The Royal Navy plans to demonstrate an autonomous jet-powered aircraft operating from its aircraft carriers by the end of 2026 as part of its development of a manned-unmanned carrier air wing.
The Ministry of Defence (MOD) issued a Request for Information on October 3, 2025, for Project VANQUISH, seeking industry proposals for a Fixed Wing Short Take Off and Landing Autonomous Collaborative Platform (FW STOL ACP). The air vehicle must embark and operate autonomously from a Queen Elizabeth Class carrier, achieving launches and recoveries without catapult or arrested recovery systems while maintaining credible payload and endurance capabilities.
The aircraft is required to be jet turbine-powered and capable of high subsonic speeds. According to the MOD, the platform must demonstrate an exploitation pathway for intelligence, surveillance, reconnaissance, strike operations, and air-to-air refueling missions in support of carrier strike operations.
The project falls under the “Tier 2 attritable” classification, indicating the platform will be designed as a lower-cost system acceptable for deployment in higher-risk operational environments. The MOD states the system must complement F-35B Lightning operations as part of the carrier air wing, with the technical demonstration intended to inform capability development and procurement decisions for the early 2030s.

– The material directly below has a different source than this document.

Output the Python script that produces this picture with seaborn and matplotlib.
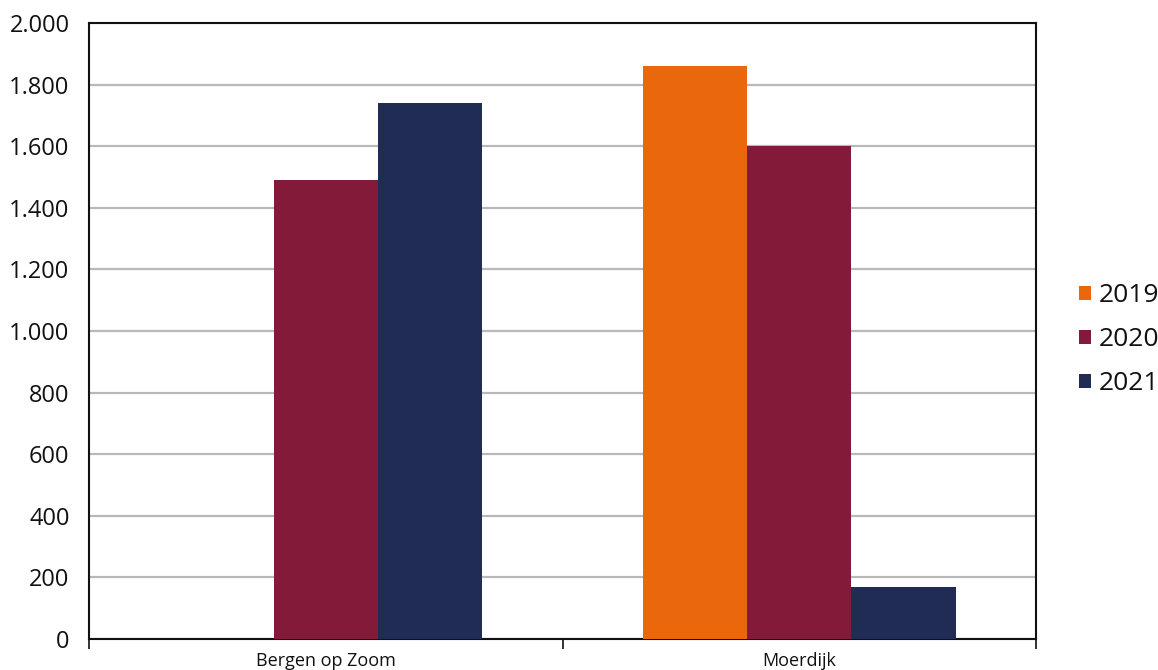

Project VANQUISH builds on previous autonomous aircraft trials from Royal Navy carriers. In November 2023, General Atomics successfully conducted short take-off and landing operations with its Mojave unmanned aerial system from HMS Prince of Wales, according to Army Recognition, marking the first such trial from a non-catapult-equipped carrier.
The RFI establishes an estimated contract value of US$12.4 million (£10 million) excluding value-added tax, with a potential contract period from April 2026 to December 2027. The MOD specifies a nominal target delivery date by the end of 2026, with an 18-month delivery window from that date under consideration.
The deaadline for responses to the RFI is November 14, 2025, with clarification questions accepted until October 24, 2025.
The autonomous platform requirement aligns with the Maritime Aviation Transformation initiative, which seeks to integrate autonomous and crewed aviation into networked carrier strike operations.
The MOD said the technical demonstration will generate data and evidence to inform the maritime requirement for prospective procurement of a FW STOL ACP capability from the early 2030s. The project is described as separate from but coherent with existing Carrier Strike Airborne Early Warning RFIs issued in April 2025.